More Years of Childhood Education May Reduce Adult Heart Disease Risk
More Years of Childhood Education May Reduce Adult Heart Disease Risk
The study, published in the journal PLOS Medicine, suggested that state policies requiring children to attend additional years of school may result in improvements in several cardiovascular risk factors in adulthood.

Increasing the years of childhood education may reduce risk for heart disease in adulthood, a study has found.

Researchers have found that people with more education may have reduced heart disease because they have higher incomes, allowing them to afford better food and health care.

The study, published in the journal PLOS Medicine, suggested that state policies requiring children to attend additional years of school may result in improvements in several cardiovascular risk factors in adulthood.

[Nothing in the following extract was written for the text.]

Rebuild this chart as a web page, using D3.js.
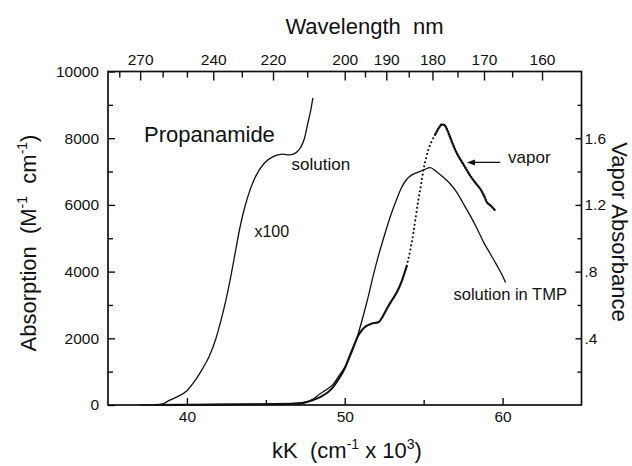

The researchers at UC San Francisco and Stanford University in the US conducted a natural experiment by evaluating state compulsory schooling laws, which legislate the number of years children must attend school.

From two large, national surveys conducted from 1971 to 2012, they identified more than 75,000 people born from 1900 to 1950, when states required children to attend school between 0 and 12 years.

They then used US Census data on a group of similar individuals to predict the number of years of required schooling for each individual, based on their year and state of birth.

Overall, about a third of the study participants did not graduate from high school. While 34.5 per cent reported heart disease, the researchers found that each year of additional compulsory schooling through high school was associated with a 2.5 percent reduction in occurrence.

They also noted improvements in several cardiovascular risk factors with each additional year, including reductions of more than 3 percent in smoking and nearly five percent in depression.

"For clinicians and health systems struggling to address disparities in heart disease between the rich and the poor, our findings suggest that cross-sectoral interventions to address social factors like education are important," said Rita Hamad, the lead author of the study.

"As a society, we should be thinking about investing in social policies to improve overall health and reduce health care costs," she said.

The 2019 guidelines from the American College of Cardiology and the American Heart Association have suggested using patients' social factors in clinical prediction tools for heart disease, since education is often a stronger predictor than traditional biomedical risk factors like cholesterol and diabetes.

The US Department of Health and Human Services also has proposed that patients' educational attainment be used as an input in determining physician payments for performance, to encourage physicians to care for more disadvantaged patients. Hamad said this type of data could inform those efforts.

While more education also was associated with improved high-density lipoprotein (HDL), or "good" cholesterol, the researchers found that more education also was associated with higher body-mass index (BMI) and total cholesterol.

A possible explanation is that high-income people born between 1900-1950 tended to eat richer diets, they said. By contrast, higher BMI today tends to be associated more with low income, due to the inability to afford healthy food.

"Overall, people with more education may have reduced heart disease because they have higher incomes, allowing them to afford better food and health care. Or, it may be that they have more resources and therefore less stress, which has been previously linked with heart disease," Hamad said.